Dear Mr. Phillips: When Ambassador Fletcher was here on his last trip28 the matter of organizing an International Committee of Bankers was discussed with Mr. Polk and Mr. Fletcher. Mr. Fletcher was to sound the Mexican Government and report its attitude with respect to the organization of such a Committee.

Before Mr. Fletcher could do so, a British banker, Mr. Honey, endeavored to negotiate certain financial transactions with Carranza, the up-shot being that Fletcher thought it more expedient not to sound Carranza with respect to the formation of the International Committee of Bankers.

From what Mr.

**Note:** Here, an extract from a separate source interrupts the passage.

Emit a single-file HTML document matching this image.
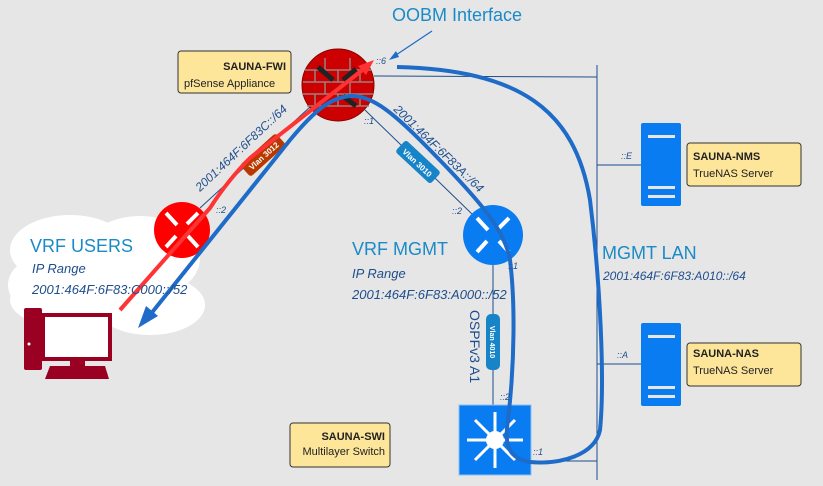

Martin Egan told me I assume that certain pressure from Great Britain and France caused American bankers to take the initiative, and the International Committee of Bankers was formed.

I handled the Departmental end of the matter until Mr. Fletcher arrived. My last word on the subject was that neither the Department [Page 648] nor the interested bankers were to make public the details regarding the formation of the committee.

Mr. Fletcher has not kept me advised of developments. Mr. Egan has been here once or twice since my last interview with him and the ban on publicity may have been lifted.

The statement contained in The Post of this morning is substantially correct as to representation—10 Americans, 5 British, 5 French. AmMission, Paris, was informed of this in a cable sent about a week ago through the office of Mr. Winslow.30

Bo[az] L[ong]
  1. In October, 1918.
  2. L. Lanier Winslow, of the Office of the Counselor of the Department of State.